Pentagon report smacks of Cold War mentality

By Li Xiaokun (China Daily)
Updated: 2008-03-05 06:52

A Pentagon report on China's military modernization distorts facts and plays up the "China military threat" theory, the Foreign Ministry said yesterday.

"It is also an interference in China's internal affairs and violates norms on international relations. China is firmly opposed to it," spokesman Qin Gang told a regular news briefing.

Chinese Foreign Ministry spokesman Qin Gang at a regular press conference on March 4, 2008. [Xinhua]

China urges the US to abandon its Cold War mentality and adopt the right attitude toward China and its development, Qin said.

China pursues a path of peaceful development and a defensive national defense policy, Qin said.

He urged the US to adhere to the one-China policy and stop arms sales to Taiwan to avoid sending wrong signals to secessionist forces on the island.

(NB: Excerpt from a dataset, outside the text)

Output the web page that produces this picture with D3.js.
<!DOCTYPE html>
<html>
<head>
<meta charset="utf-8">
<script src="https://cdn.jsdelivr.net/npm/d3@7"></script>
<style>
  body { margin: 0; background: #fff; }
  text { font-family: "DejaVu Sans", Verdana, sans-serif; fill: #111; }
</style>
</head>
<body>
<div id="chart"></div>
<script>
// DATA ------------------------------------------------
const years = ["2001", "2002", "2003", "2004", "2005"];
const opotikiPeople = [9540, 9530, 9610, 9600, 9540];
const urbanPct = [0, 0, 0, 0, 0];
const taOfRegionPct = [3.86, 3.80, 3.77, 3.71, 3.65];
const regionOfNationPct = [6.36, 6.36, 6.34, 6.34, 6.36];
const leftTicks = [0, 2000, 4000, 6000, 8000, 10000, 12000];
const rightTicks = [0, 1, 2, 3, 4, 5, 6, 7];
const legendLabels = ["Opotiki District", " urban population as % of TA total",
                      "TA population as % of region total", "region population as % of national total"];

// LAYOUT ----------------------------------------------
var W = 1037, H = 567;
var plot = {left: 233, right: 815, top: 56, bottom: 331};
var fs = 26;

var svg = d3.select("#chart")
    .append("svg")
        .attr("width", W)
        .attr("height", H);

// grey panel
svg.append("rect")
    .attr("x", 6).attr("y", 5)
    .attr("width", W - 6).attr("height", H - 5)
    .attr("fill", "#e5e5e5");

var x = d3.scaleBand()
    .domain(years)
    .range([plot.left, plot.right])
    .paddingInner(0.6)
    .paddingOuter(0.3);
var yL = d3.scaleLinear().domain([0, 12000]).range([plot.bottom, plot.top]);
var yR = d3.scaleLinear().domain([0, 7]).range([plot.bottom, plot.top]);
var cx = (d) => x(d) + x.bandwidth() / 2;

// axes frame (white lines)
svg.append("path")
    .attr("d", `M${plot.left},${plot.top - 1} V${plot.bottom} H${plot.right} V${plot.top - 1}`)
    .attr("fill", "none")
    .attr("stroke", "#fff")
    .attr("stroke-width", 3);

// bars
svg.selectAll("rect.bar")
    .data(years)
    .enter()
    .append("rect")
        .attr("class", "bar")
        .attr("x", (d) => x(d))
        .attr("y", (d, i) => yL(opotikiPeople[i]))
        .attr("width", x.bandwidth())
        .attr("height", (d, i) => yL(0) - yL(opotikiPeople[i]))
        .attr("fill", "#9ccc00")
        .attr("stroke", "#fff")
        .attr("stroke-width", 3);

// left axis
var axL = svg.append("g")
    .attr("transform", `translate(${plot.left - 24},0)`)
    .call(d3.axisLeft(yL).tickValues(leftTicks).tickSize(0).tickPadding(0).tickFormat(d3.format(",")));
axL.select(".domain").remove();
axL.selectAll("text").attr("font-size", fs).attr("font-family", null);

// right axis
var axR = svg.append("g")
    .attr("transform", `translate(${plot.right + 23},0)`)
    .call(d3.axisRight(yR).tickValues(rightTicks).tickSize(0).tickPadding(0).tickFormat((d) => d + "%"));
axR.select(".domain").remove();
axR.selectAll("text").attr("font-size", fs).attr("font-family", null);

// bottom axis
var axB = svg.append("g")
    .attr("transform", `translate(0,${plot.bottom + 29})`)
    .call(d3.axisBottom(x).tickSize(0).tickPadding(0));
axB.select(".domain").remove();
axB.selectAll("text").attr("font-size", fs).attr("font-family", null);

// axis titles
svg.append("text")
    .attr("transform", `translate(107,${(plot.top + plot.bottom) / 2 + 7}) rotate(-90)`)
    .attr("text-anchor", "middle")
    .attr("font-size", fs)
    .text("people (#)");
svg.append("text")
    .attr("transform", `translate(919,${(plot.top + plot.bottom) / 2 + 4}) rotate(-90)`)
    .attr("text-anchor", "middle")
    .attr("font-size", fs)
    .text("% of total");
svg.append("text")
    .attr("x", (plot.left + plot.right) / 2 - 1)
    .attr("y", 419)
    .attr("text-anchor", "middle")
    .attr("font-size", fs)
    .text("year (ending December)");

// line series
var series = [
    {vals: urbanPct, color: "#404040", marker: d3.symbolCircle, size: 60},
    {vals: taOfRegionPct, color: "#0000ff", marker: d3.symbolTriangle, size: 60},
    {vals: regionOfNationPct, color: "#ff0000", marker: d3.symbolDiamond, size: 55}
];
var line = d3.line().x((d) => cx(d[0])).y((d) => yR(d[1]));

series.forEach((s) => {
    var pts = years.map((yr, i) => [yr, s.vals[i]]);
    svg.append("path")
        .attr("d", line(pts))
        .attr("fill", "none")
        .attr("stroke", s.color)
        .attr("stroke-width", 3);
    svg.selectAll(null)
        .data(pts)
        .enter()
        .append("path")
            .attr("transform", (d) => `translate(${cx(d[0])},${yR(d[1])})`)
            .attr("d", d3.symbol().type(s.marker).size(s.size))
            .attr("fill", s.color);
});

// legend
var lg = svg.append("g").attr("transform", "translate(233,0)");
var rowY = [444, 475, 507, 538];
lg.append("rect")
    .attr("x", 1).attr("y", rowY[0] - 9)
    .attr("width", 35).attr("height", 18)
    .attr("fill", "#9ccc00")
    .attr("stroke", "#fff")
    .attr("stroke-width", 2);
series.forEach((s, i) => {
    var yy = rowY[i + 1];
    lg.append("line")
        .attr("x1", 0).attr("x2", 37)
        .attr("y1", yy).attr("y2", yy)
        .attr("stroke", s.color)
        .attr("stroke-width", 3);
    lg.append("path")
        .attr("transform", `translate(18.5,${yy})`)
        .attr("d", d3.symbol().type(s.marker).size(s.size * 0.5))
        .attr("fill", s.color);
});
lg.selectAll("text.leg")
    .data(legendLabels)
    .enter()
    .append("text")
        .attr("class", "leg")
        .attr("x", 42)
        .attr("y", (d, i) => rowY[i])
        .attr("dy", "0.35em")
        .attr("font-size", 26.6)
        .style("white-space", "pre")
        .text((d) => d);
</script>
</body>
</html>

In an annual report on China's military power, the US Defense Department said on Monday that the international community has limited knowledge of the motivations, decision-making and key capabilities supporting China's military modernization.

"The lack of transparency in China's military and security affairs poses risks to stability by increasing the potential for misunderstanding and miscalculation," the report said.

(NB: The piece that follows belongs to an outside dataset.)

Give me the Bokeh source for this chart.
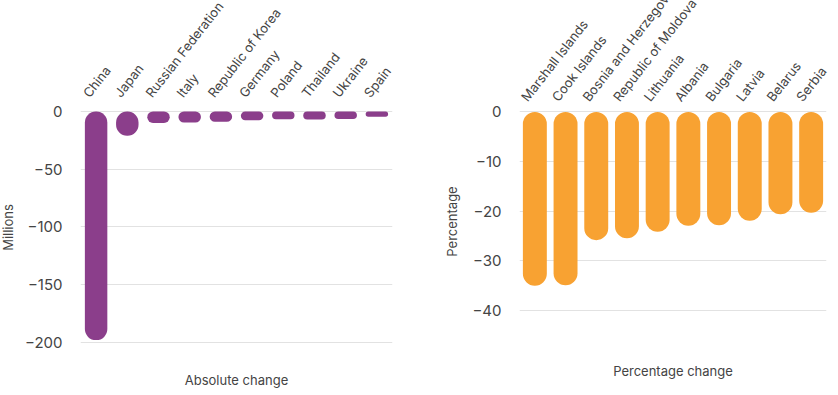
import math
from bokeh.plotting import figure
from bokeh.models import (ColumnDataSource, Range1d, SingleIntervalTicker,
                          FixedTicker, LinearAxis, Title)
from bokeh.layouts import row
from bokeh.embed import file_html
from bokeh.resources import INLINE

abs_countries = ["China", "Japan", "Russian Federation", "Italy", "Republic of Korea",
                 "Germany", "Poland", "Thailand", "Ukraine", "Spain"]
abs_change = [-198, -21, -10, -9.6, -9, -7.6, -6.7, -6.9, -6.6, -4.5]

pct_countries = ["Marshall Islands", "Cook Islands", "Bosnia and Herzegovina",
                 "Republic of Moldova", "Lithuania", "Albania", "Bulgaria",
                 "Latvia", "Belarus", "Serbia"]
pct_change = [-35.0, -34.9, -25.8, -25.4, -24.1, -22.9, -22.8, -21.9, -20.6, -20.3]

FONT = "Inter"
TEXT = "#444444"
GRID = "#e2e2e2"


def make(cats, vals, color, yr, interval, ylabel, xlabel, fw, fh,
         mbl, mbr, mbt, mbb, bar_w, radius, tick_stand, ylab_stand, xlab_stand,
         lab_shift, lab_stand):
    n = len(cats)
    slots = [i + 0.5 for i in range(n)]  # one band per category
    p = figure(x_range=Range1d(0, n), y_range=Range1d(*yr),
               frame_width=fw, frame_height=fh, x_axis_location=None,
               output_backend="svg", toolbar_location=None,
               min_border_left=mbl, min_border_right=mbr,
               min_border_top=mbt, min_border_bottom=mbb)
    p.outline_line_color = None
    src = ColumnDataSource(dict(x=slots, cat=cats, val=vals))
    p.vbar(x="x", top=0, bottom="val", width=bar_w, source=src,
           fill_color=color, line_color=None, border_radius=radius)

    # category labels, placed on a helper range so they start left of each bar
    p.extra_x_ranges = {"lab": Range1d(lab_shift, n + lab_shift)}
    xa = LinearAxis(x_range_name="lab", ticker=FixedTicker(ticks=slots),
                    major_label_overrides={t: c for t, c in zip(slots, cats)})
    xa.major_label_orientation = math.radians(52)
    xa.axis_line_color = None
    xa.major_tick_line_color = None
    xa.minor_tick_line_color = None
    xa.major_tick_out = 0
    xa.major_tick_in = 0
    xa.major_label_standoff = lab_stand
    xa.major_label_text_font = FONT
    xa.major_label_text_font_size = "13px"
    xa.major_label_text_color = TEXT
    p.add_layout(xa, "above")

    ya = p.yaxis[0]
    ya.ticker = SingleIntervalTicker(interval=interval)
    ya.axis_line_color = None
    ya.major_tick_line_color = None
    ya.minor_tick_line_color = None
    ya.major_tick_out = 0
    ya.major_tick_in = 0
    ya.major_label_standoff = tick_stand
    ya.major_label_text_font = FONT
    ya.major_label_text_font_size = "15px"
    ya.major_label_text_color = TEXT
    ya.axis_label = ylabel
    ya.axis_label_text_font = FONT
    ya.axis_label_text_font_size = "13px"
    ya.axis_label_text_font_style = "normal"
    ya.axis_label_text_color = TEXT
    ya.axis_label_standoff = ylab_stand

    p.xgrid.grid_line_color = None
    p.ygrid.grid_line_color = GRID
    p.ygrid.grid_line_width = 1

    t = Title(text=xlabel, align="center", text_font=FONT, text_font_size="13px",
              text_font_style="normal", text_color=TEXT, standoff=xlab_stand)
    p.add_layout(t, "below")
    return p


p1 = make(abs_countries, abs_change, "#8b3e8b", (-207, 6), 50, "Millions", "Absolute change",
          fw=312, fh=246, mbl=73, mbr=47, mbt=150, mbb=38, bar_w=0.72, radius=11,
          tick_stand=14, ylab_stand=6, xlab_stand=39, lab_shift=0.33, lab_stand=9)
p2 = make(pct_countries, pct_change, "#f8a232", (-45.6, 1.5), 10, "Percentage", "Percentage change",
          fw=307, fh=234, mbl=80, mbr=3, mbt=152, mbb=47, bar_w=0.78, radius=12,
          tick_stand=14, ylab_stand=9, xlab_stand=45, lab_shift=0.36, lab_stand=5)

layout = row(p1, p2, margin=(-48, 0, 0, -3))

open("out.html", "w").write(file_html(layout, INLINE))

"This situation will naturally and understandably lead to hedging against the unknown.

"China's expanding and improving military capabilities are changing East Asian military balances; improvements in China's strategic capabilities have implications beyond the Asia-Pacific region."

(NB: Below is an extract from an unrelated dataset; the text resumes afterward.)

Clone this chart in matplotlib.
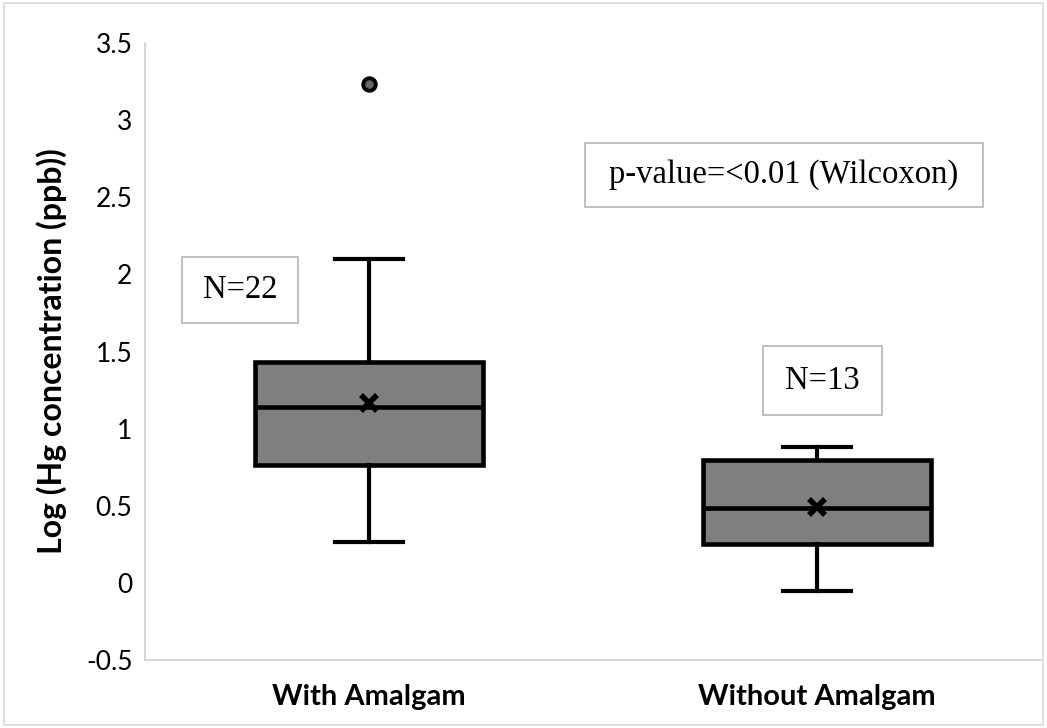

Rear Admiral Yang Yi, a senior military expert at the University of National Defense, said: "Despite warming Sino-US military relations, Washington is still wary of China.

"However, as more countries recognize China's long-term efforts at maintaining regional and global peace and stability, the 'China military threat' theory is losing its audience."

He also noted the fear-mongering is partly driven by the US military industry's quest for a larger defense budget.

Some US military analysts have also dismissed the notion that China poses a military threat.

Ross Feinstein, a spokesman for the Office of the Director of National Intelligence (DNI), recently told The Washington Times that assertions of China's military expansion "appear to be merely an attempt ... to incite angst or provoke a fight that does not actually exist".